Hari ke-4, 20110801_Bag.1

Hari ke-4 aku di Tembagapura, bertepatan dengan awal bulan puasa alias hari pertama puasa Ramadhan 1432.
Pada malam memasuki bulan puasa (tarawih pertama) di sini rasanya sangat sepi, mungkin karena di daerah terisolasi, ditambah hujan yang tidak kunjung berhenti juga. Tidak terasa hiruk pikuk menyambut awal Ramadhan, seperti halnya yang terjadi di kampungku, atau hanya aku yang tidak tahu saja kali ya... kegiatan di sini apa saja?
 
Pada malam harinya, kami bangun sekitar jam 02.30 WIT, untuk sahur. Adikku pergi ke ruang makan untuk mengambil nasi dan sayur yang dia taruh dalam kotak makanan dan dibawa ke kamar, agar aku bisa ikut memakannya. Karena katanya staf saja yang boleh masuk ke dalam ruang makan. Kalaupun selain staf boleh, misalnya tamu seperti aku, maka dia harus membayar, kalau aku tidak salah ingat sebesar Rp 45.000;. Aku sudah pernah masuk sekali ke ruang makan tersebut, dan sama sekali tidak berselera makan melihat makanannya. Iya sich, ada sayuran dan daging, serta makanan lainnya, tapi waktu itu aku malah eneg melihat makanan yang sepertinya selalu dalam kondisi hangat itu dan terlihat kurang segar lagi.
Sungguh manusia memang gampang mengeluh ya…sudah tersedia makanan dan tinggal makan saja masih minta ini itu *koreksi diri*. Bayangkan para pekerja di sini yang harus menurut saja memakan makanan yang telah disediakan, yang mungkin kadang tidak ada rasanya atau tidak sesuai dengan selera, dan bagaimana jika setiap hari selama bertahun-tahun seperti itu.

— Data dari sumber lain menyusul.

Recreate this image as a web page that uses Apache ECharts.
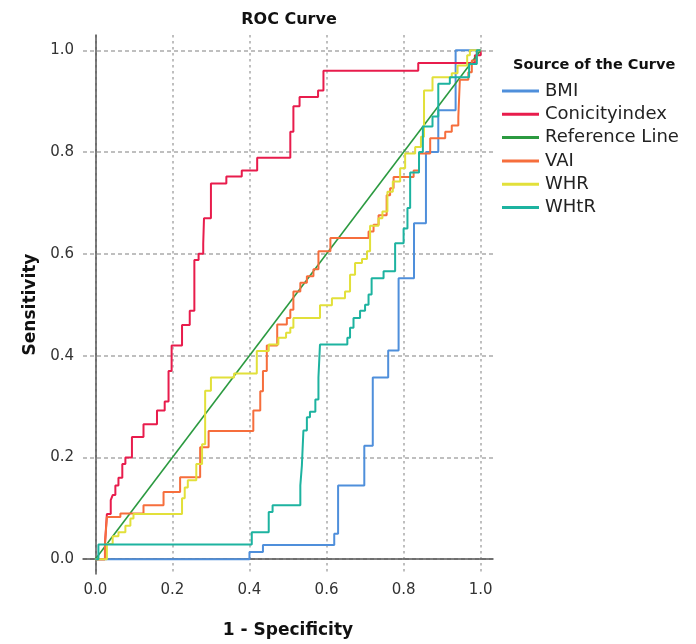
<!DOCTYPE html>
<html>
<head>
<meta charset="utf-8">
<script src="https://cdn.jsdelivr.net/npm/echarts@6/dist/echarts.min.js"></script>
<style>html,body{margin:0;background:#fff}#roc{width:696px;height:644px}</style>
</head>
<body>
<div id="roc"></div>
<script>
var ticks = [0, 0.2, 0.4, 0.6, 0.8, 1.0]
var names = ['BMI', 'Conicityindex', 'Reference Line', 'VAI', 'WHR', 'WHtR']
var colors = ['#4f8fdb', '#e81c4c', '#2b9a40', '#f66e3c', '#e2e03a', '#1db3a0']

// 1 - specificity (x) and sensitivity (y), read at each step
var bmiX = [0, 0.40, 0.435, 0.62, 0.63, 0.698, 0.72, 0.76, 0.787, 0.827, 0.858, 0.89, 0.935, 1.0]
var bmiY = [0, 0.014, 0.028, 0.05, 0.145, 0.223, 0.357, 0.41, 0.552, 0.66, 0.80, 0.882, 1.0, 1.0]

var conX = [0, 0.025, 0.03, 0.04, 0.045, 0.052, 0.06, 0.07, 0.078, 0.095, 0.125, 0.16, 0.18, 0.19, 0.198, 0.225, 0.245, 0.257, 0.268, 0.28, 0.282, 0.30, 0.34, 0.38, 0.42, 0.506, 0.514, 0.53, 0.578, 0.592, 0.838, 0.985, 1.0]
var conY = [0, 0.03, 0.089, 0.116, 0.126, 0.145, 0.16, 0.187, 0.2, 0.24, 0.265, 0.292, 0.31, 0.37, 0.42, 0.46, 0.488, 0.588, 0.6, 0.62, 0.67, 0.738, 0.752, 0.764, 0.789, 0.84, 0.89, 0.908, 0.921, 0.96, 0.975, 0.99, 1.0]

var refX = [0, 1]
var refY = [0, 1]

var vaiX = [0, 0.025, 0.03, 0.065, 0.125, 0.177, 0.22, 0.272, 0.294, 0.41, 0.428, 0.435, 0.445, 0.472, 0.497, 0.506, 0.514, 0.532, 0.549, 0.566, 0.579, 0.61, 0.709, 0.722, 0.735, 0.756, 0.765, 0.774, 0.826, 0.84, 0.869, 0.908, 0.925, 0.942, 0.946, 0.968, 0.977, 0.99, 1.0]
var vaiY = [0, 0.03, 0.083, 0.09, 0.106, 0.132, 0.161, 0.22, 0.252, 0.292, 0.33, 0.37, 0.42, 0.461, 0.474, 0.49, 0.526, 0.543, 0.556, 0.57, 0.605, 0.631, 0.644, 0.657, 0.676, 0.715, 0.729, 0.751, 0.764, 0.797, 0.827, 0.84, 0.852, 0.869, 0.942, 0.957, 0.98, 1.0, 1.0]

var whrX = [0, 0.03, 0.045, 0.06, 0.078, 0.091, 0.099, 0.225, 0.232, 0.24, 0.262, 0.277, 0.285, 0.30, 0.36, 0.419, 0.45, 0.475, 0.495, 0.506, 0.514, 0.583, 0.614, 0.648, 0.661, 0.674, 0.692, 0.705, 0.713, 0.735, 0.745, 0.758, 0.772, 0.791, 0.804, 0.83, 0.845, 0.853, 0.875, 0.925, 0.94, 0.965, 0.972, 1.0]
var whrY = [0, 0.03, 0.045, 0.053, 0.066, 0.08, 0.089, 0.12, 0.141, 0.155, 0.187, 0.226, 0.331, 0.357, 0.365, 0.409, 0.422, 0.435, 0.445, 0.455, 0.474, 0.499, 0.513, 0.526, 0.559, 0.582, 0.59, 0.605, 0.655, 0.67, 0.683, 0.722, 0.742, 0.768, 0.797, 0.81, 0.83, 0.921, 0.947, 0.955, 0.97, 0.99, 1.0, 1.0]

var whtrX = [0, 0.008, 0.406, 0.45, 0.46, 0.532, 0.536, 0.54, 0.549, 0.557, 0.571, 0.579, 0.583, 0.654, 0.661, 0.67, 0.687, 0.70, 0.709, 0.717, 0.748, 0.778, 0.80, 0.81, 0.817, 0.84, 0.85, 0.875, 0.89, 0.92, 0.97, 0.99, 1.0]
var whtrY = [0, 0.029, 0.053, 0.093, 0.106, 0.145, 0.184, 0.253, 0.279, 0.29, 0.314, 0.357, 0.422, 0.435, 0.455, 0.474, 0.488, 0.50, 0.52, 0.552, 0.566, 0.621, 0.65, 0.69, 0.76, 0.80, 0.85, 0.87, 0.934, 0.947, 0.973, 1.0, 1.0]

function pts(xs, ys) {
    return xs.map(function (x, i) { return [x, ys[i]] })
}

function curve(i, xs, ys) {
    return {
        name: names[i],
        type: 'line',
        step: xs.length > 2 ? 'end' : false,
        showSymbol: false,
        silent: true,
        data: pts(xs, ys),
        lineStyle: { color: colors[i], width: i == 2 ? 1.6 : 2 },
        itemStyle: { color: colors[i] }
    }
}

var chart = echarts.init(document.getElementById('roc'))
chart.setOption({
    animation: false,
    title: [{
        text: 'ROC Curve',
        left: 284,
        top: 7,
        textAlign: 'center',
        textStyle: { fontFamily: 'DejaVu Sans', fontSize: 16, fontWeight: 'bold', color: '#111' }
    }, {
        text: 'Source of the Curve',
        left: 508,
        top: 53,
        textStyle: { fontFamily: 'DejaVu Sans', fontSize: 14.5, fontWeight: 'bold', color: '#111' }
    }],
    legend: {
        orient: 'vertical',
        left: 502,
        top: 81,
        padding: 0,
        itemGap: 3.3,
        itemWidth: 37,
        itemHeight: 3,
        icon: 'rect',
        data: names,
        textStyle: { fontFamily: 'DejaVu Sans', fontSize: 18, lineHeight: 20, color: '#222', padding: [0, 0, 0, 1] }
    },
    grid: { left: 83, top: 35, width: 410, height: 542 },
    xAxis: {
        type: 'value',
        min: -0.032,
        max: 1.032,
        name: '1 - Specificity',
        nameLocation: 'middle',
        nameGap: 48,
        nameTextStyle: { fontFamily: 'DejaVu Sans', fontSize: 17, fontWeight: 'bold', color: '#111' },
        axisLine: { lineStyle: { color: '#555', width: 1.5 } },
        axisTick: { show: false, customValues: ticks },
        axisLabel: {
            customValues: ticks,
            margin: 9,
            fontFamily: 'DejaVu Sans', fontSize: 15, color: '#333',
            formatter: function (v) { return v.toFixed(1) }
        },
        splitLine: { show: true, lineStyle: { color: '#aaa', width: 1.5, type: [2.5, 3.5] } }
    },
    yAxis: {
        type: 'value',
        min: -0.029,
        max: 1.03,
        name: 'Sensitivity',
        nameLocation: 'middle',
        nameGap: 44,
        nameRotate: 90,
        nameTextStyle: { fontFamily: 'DejaVu Sans', fontSize: 17, fontWeight: 'bold', color: '#111' },
        axisLine: { show: true, lineStyle: { color: '#555', width: 1.5 } },
        axisTick: { show: false, customValues: ticks },
        axisLabel: {
            customValues: ticks,
            margin: 9,
            fontFamily: 'DejaVu Sans', fontSize: 15, color: '#333',
            formatter: function (v) { return v.toFixed(1) }
        },
        splitLine: { show: true, lineStyle: { color: '#aaa', width: 1.5, type: [4, 3] } }
    },
    series: [
        curve(0, bmiX, bmiY),
        curve(1, conX, conY),
        curve(2, refX, refY),
        curve(3, vaiX, vaiY),
        curve(4, whrX, whrY),
        curve(5, whtrX, whtrY)
    ]
})
</script>
</body>
</html>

Akhirnya menu sahur kami adalah nasi putih, sayur kubis, dan rendang. Rendangnya kami beli dari seorang teman adik yang  mendapatkan kirimian satu kilogram rendang dari saudaranya di Timika. Kami membelinya beberapa potong rendang untuk lauk sahur. Alhamdulillah….

menu sahur
Setelah selesai sahur, ingin rasanya tidur lagi, eh!! dingin bo... walaupun penghangat ruangan sudah dinyalakan. Tapi karena hari ini aku harus meninggalkan kawasan ini, maka dipagi-pagi buta sekitar jam 4 pagi aku sudah mandi dan rapi, karena sehabis sholat subuh kami harus sudah meluncur ke helipad.
Kenapa harus pagi-pagi sekali? Karena berebut prioritas terbang hehehe. Karena katanya jika cuaca kurang bagus dan hanya memungkinkan terbang sekali saja, maka yang diangkut terbang menggunakan chopper hanyalah prioritas satu saja (M1) atau hanya para bosnya saja, lainnya nge-bis.
Untuk mengejar prioritas 1, maka kami harus berangkat pagi-pagi buta. Dengan menggendong ransel besar, dan memakai payung (karena pagi itupun hujan), aku berjalan mengikuti adikku menuju landasan chopper. Lumayan jauh juga jarak barak dengan helipad. Berjalan kaki di jalanan dengan topografi bergelombang alias naik turun, cukup untuk membuat badan sedikit berkeringat di cuaca yang dingin, dan jantungpun lebih cepat berdetak alias ngos-ngosan.
Walaupun kami sudah berusaha untuk sepagi mungkin ke helipad, tapi waktu check in chopper kami sudah tidak bisa mendapatkan prioritas 1. Kami mendapatkan prioritas 2 (M2). Sepertinya M1 sudah penuh dengan para bos atau pejabat perusahaan itu, yang akan mengadakan perundingan buruh di Timika. O, iya waktu aku ke kawasan tambang ini, beberapa hari sebelumnya terjadi demo atau aksi buruh besar-besaran (melibatkan ribuan karyawan/buruh) yang menuntut kenaikan upah/gaji. Sebenarnya waktu itu agak khawatir juga, kalau misalnya tidak bisa pulang ke Jawa lagi kalau-kalau terjadi kericuhan yang mungkin berdampak pada penerbangan pesawat atau pemblokiran sarana umum seperti jalan atau bandara.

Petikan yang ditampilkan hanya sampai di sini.